WHAT IS NEEDED: All lines from the beginning of the listing through the line with "width=325, minimum height=211]" are to be copied word for word; the pictures are not.

LISTING:
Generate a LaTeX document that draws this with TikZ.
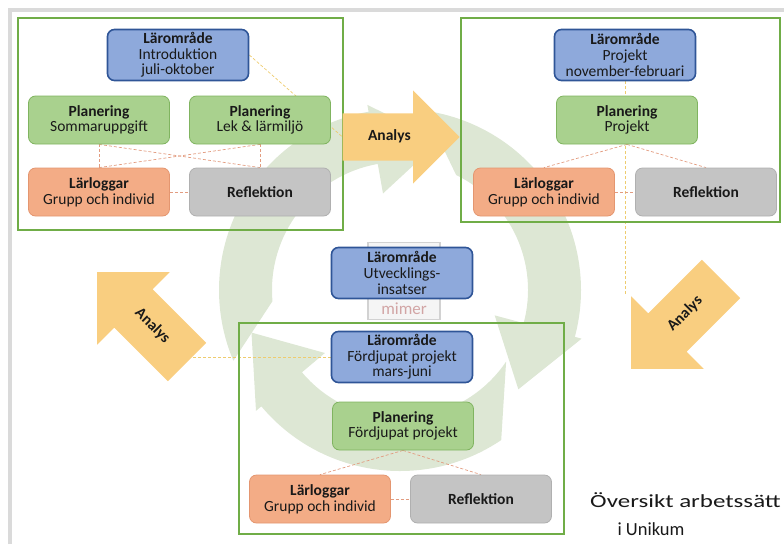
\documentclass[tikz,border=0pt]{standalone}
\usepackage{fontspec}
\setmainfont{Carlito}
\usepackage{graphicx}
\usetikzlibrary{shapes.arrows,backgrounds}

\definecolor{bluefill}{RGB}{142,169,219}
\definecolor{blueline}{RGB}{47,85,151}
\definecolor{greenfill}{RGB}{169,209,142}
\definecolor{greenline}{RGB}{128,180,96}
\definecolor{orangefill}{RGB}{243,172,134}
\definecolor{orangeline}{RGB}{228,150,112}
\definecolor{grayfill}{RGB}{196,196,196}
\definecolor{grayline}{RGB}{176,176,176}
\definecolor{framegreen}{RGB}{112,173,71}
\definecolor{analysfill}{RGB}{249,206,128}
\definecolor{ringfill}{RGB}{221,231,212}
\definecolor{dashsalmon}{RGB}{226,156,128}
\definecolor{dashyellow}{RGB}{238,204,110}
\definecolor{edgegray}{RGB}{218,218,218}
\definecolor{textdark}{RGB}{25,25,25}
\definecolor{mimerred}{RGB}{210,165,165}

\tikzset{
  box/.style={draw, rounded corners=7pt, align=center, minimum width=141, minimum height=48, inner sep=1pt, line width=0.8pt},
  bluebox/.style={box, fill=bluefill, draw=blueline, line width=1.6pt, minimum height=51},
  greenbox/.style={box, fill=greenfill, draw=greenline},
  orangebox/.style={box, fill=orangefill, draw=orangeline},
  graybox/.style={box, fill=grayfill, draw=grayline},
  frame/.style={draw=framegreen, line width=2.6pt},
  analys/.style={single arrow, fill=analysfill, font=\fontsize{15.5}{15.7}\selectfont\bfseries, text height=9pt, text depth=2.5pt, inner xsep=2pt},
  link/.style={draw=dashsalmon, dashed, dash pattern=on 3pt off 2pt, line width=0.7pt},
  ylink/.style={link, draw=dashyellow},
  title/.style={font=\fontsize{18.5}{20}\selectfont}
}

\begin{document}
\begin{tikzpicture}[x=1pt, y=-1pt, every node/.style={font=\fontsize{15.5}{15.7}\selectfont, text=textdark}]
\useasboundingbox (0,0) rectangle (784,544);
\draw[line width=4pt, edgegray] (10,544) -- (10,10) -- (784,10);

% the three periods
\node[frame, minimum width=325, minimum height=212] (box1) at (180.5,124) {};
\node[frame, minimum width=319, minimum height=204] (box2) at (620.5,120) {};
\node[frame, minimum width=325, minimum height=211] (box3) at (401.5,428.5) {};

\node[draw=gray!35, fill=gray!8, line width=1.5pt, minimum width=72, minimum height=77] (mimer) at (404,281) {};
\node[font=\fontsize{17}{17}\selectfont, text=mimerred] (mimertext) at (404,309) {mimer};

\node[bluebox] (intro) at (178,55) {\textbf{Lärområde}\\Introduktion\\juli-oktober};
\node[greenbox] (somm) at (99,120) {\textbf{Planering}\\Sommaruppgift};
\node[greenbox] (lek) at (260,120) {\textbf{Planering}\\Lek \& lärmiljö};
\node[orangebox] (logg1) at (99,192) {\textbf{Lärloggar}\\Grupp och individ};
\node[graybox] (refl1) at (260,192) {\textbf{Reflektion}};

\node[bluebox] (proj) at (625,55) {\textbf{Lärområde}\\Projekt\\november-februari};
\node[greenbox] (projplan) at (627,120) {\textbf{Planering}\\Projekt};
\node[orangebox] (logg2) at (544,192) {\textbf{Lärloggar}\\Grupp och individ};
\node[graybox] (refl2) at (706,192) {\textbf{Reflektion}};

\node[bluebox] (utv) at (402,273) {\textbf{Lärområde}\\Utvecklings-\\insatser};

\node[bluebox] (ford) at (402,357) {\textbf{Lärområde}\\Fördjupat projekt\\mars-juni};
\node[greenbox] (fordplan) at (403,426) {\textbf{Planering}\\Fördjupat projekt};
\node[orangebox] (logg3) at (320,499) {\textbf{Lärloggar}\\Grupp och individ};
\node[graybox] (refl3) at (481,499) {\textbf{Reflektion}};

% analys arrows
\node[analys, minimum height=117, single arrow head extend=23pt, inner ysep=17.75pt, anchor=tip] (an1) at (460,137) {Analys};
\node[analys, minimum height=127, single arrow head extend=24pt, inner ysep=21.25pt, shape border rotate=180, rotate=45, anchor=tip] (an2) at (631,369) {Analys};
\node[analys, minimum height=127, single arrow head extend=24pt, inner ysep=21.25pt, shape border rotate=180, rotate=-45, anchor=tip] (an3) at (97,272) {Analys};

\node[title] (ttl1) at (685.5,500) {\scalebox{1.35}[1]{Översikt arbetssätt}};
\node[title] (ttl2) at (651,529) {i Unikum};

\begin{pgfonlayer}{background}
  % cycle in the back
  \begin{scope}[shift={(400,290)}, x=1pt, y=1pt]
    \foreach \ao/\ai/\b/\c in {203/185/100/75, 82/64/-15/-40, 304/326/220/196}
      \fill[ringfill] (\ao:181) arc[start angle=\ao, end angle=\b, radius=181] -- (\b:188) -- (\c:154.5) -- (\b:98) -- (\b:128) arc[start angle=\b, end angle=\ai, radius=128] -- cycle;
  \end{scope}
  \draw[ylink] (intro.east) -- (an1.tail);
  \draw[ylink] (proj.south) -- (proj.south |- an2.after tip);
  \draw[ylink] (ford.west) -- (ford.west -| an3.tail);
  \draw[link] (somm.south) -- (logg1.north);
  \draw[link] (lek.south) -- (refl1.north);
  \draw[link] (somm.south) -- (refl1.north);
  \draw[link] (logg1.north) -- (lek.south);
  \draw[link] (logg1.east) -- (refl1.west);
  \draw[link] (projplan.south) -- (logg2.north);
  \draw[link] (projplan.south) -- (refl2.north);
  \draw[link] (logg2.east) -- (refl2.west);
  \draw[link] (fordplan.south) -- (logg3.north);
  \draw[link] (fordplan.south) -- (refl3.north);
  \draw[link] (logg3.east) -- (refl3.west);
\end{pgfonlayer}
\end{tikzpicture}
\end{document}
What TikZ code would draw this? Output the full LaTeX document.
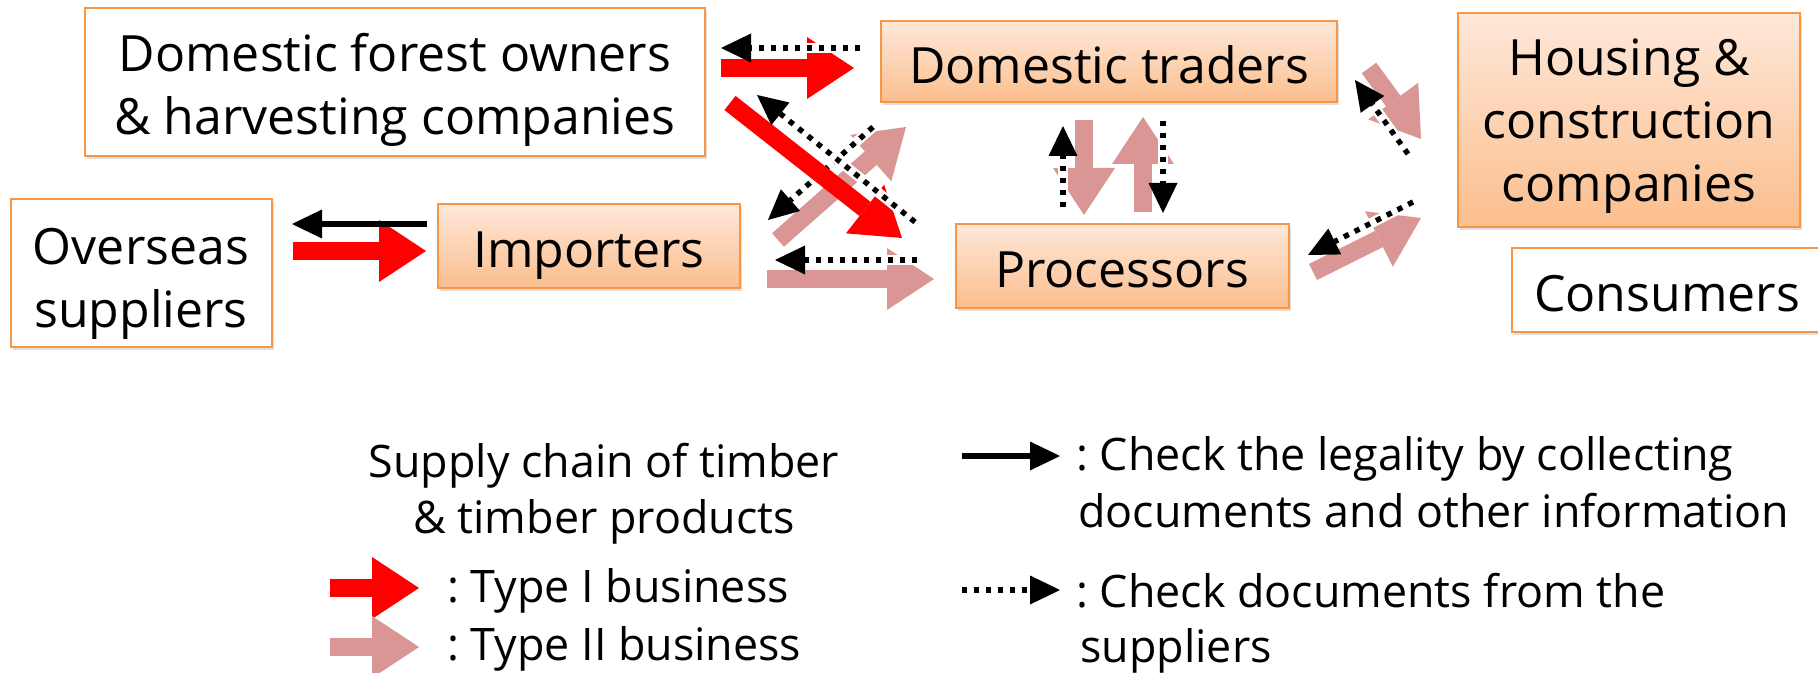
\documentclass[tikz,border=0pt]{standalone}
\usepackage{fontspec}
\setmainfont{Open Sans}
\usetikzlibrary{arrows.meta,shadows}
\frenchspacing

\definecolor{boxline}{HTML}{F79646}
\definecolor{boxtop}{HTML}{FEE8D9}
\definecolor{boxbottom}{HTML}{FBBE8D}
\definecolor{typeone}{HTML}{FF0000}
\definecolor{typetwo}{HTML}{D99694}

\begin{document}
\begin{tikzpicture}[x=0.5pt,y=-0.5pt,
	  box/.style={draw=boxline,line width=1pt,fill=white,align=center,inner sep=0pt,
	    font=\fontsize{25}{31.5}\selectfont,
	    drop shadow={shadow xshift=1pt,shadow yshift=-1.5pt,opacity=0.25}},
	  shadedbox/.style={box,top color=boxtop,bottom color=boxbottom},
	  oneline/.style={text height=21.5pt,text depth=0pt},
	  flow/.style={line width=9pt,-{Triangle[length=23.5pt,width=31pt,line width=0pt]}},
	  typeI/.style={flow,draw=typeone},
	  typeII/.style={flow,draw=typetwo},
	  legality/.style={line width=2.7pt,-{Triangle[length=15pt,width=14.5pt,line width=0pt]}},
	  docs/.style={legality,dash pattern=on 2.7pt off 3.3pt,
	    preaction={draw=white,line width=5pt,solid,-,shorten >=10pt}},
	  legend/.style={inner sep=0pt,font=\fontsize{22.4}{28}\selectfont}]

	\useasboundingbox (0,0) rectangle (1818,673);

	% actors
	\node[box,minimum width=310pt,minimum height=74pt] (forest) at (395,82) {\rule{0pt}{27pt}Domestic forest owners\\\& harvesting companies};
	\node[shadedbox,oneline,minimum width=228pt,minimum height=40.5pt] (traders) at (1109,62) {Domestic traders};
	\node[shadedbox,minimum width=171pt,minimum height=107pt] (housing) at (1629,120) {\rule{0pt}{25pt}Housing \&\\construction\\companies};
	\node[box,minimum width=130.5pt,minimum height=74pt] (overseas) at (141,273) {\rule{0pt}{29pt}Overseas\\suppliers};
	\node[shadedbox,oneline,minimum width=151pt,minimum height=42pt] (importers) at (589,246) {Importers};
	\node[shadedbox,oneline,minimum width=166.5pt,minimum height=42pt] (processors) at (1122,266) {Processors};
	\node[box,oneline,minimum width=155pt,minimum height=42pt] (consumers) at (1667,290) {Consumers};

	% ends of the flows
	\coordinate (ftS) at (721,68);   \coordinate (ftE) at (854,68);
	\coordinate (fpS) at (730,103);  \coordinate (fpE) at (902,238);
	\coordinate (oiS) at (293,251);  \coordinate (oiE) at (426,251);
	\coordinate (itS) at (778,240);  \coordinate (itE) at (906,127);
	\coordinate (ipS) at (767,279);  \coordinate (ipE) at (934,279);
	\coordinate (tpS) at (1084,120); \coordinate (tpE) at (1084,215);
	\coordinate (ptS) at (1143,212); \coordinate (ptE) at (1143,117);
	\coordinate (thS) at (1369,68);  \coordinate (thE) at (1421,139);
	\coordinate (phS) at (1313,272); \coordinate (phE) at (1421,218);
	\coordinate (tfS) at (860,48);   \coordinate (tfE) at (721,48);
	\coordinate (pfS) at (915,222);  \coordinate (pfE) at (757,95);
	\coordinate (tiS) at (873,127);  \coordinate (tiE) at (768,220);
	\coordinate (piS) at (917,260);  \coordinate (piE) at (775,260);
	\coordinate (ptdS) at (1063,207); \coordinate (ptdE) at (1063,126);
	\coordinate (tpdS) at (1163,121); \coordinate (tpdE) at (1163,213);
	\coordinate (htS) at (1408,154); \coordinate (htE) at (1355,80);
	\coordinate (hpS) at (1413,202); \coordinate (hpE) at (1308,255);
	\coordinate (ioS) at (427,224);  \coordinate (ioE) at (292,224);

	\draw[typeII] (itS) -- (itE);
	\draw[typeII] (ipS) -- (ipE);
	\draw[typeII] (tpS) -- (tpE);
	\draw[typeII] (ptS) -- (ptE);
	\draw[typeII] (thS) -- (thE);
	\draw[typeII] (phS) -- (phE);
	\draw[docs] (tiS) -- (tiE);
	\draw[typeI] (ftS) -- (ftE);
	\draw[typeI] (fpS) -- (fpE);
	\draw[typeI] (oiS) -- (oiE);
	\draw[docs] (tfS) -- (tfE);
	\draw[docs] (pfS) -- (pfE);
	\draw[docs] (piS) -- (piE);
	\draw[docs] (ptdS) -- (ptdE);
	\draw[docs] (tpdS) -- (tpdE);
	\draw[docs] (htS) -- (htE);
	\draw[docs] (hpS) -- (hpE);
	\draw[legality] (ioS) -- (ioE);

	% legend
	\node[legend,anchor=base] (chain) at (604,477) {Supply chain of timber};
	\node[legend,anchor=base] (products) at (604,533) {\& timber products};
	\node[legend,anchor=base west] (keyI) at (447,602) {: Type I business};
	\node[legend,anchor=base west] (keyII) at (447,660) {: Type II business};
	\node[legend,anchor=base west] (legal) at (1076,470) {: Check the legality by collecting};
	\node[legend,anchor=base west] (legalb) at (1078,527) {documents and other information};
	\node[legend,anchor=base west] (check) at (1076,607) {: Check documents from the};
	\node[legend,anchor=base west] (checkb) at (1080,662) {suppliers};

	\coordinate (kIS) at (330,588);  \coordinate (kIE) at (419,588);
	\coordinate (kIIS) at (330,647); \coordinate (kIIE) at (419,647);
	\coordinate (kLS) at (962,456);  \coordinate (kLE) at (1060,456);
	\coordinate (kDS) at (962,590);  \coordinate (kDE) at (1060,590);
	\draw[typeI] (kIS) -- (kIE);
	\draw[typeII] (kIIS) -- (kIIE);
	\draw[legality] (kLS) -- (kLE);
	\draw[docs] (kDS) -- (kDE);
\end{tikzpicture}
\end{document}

FULL RESPONSE:
Generate a LaTeX document that draws this with TikZ.
\documentclass[tikz,border=0pt]{standalone}
\usepackage{fontspec}
\setmainfont{Carlito}
\usepackage{graphicx}
\usetikzlibrary{shapes.arrows,backgrounds}

\definecolor{bluefill}{RGB}{142,169,219}
\definecolor{blueline}{RGB}{47,85,151}
\definecolor{greenfill}{RGB}{169,209,142}
\definecolor{greenline}{RGB}{128,180,96}
\definecolor{orangefill}{RGB}{243,172,134}
\definecolor{orangeline}{RGB}{228,150,112}
\definecolor{grayfill}{RGB}{196,196,196}
\definecolor{grayline}{RGB}{176,176,176}
\definecolor{framegreen}{RGB}{112,173,71}
\definecolor{analysfill}{RGB}{249,206,128}
\definecolor{ringfill}{RGB}{221,231,212}
\definecolor{dashsalmon}{RGB}{226,156,128}
\definecolor{dashyellow}{RGB}{238,204,110}
\definecolor{edgegray}{RGB}{218,218,218}
\definecolor{textdark}{RGB}{25,25,25}
\definecolor{mimerred}{RGB}{210,165,165}

\tikzset{
  box/.style={draw, rounded corners=7pt, align=center, minimum width=141, minimum height=48, inner sep=1pt, line width=0.8pt},
  bluebox/.style={box, fill=bluefill, draw=blueline, line width=1.6pt, minimum height=51},
  greenbox/.style={box, fill=greenfill, draw=greenline},
  orangebox/.style={box, fill=orangefill, draw=orangeline},
  graybox/.style={box, fill=grayfill, draw=grayline},
  frame/.style={draw=framegreen, line width=2.6pt},
  analys/.style={single arrow, fill=analysfill, font=\fontsize{15.5}{15.7}\selectfont\bfseries, text height=9pt, text depth=2.5pt, inner xsep=2pt},
  link/.style={draw=dashsalmon, dashed, dash pattern=on 3pt off 2pt, line width=0.7pt},
  ylink/.style={link, draw=dashyellow},
  title/.style={font=\fontsize{18.5}{20}\selectfont}
}

\begin{document}
\begin{tikzpicture}[x=1pt, y=-1pt, every node/.style={font=\fontsize{15.5}{15.7}\selectfont, text=textdark}]
\useasboundingbox (0,0) rectangle (784,544);
\draw[line width=4pt, edgegray] (10,544) -- (10,10) -- (784,10);

% the three periods
\node[frame, minimum width=325, minimum height=212] (box1) at (180.5,124) {};
\node[frame, minimum width=319, minimum height=204] (box2) at (620.5,120) {};
\node[frame, minimum width=325, minimum height=211] (box3) at (401.5,428.5) {};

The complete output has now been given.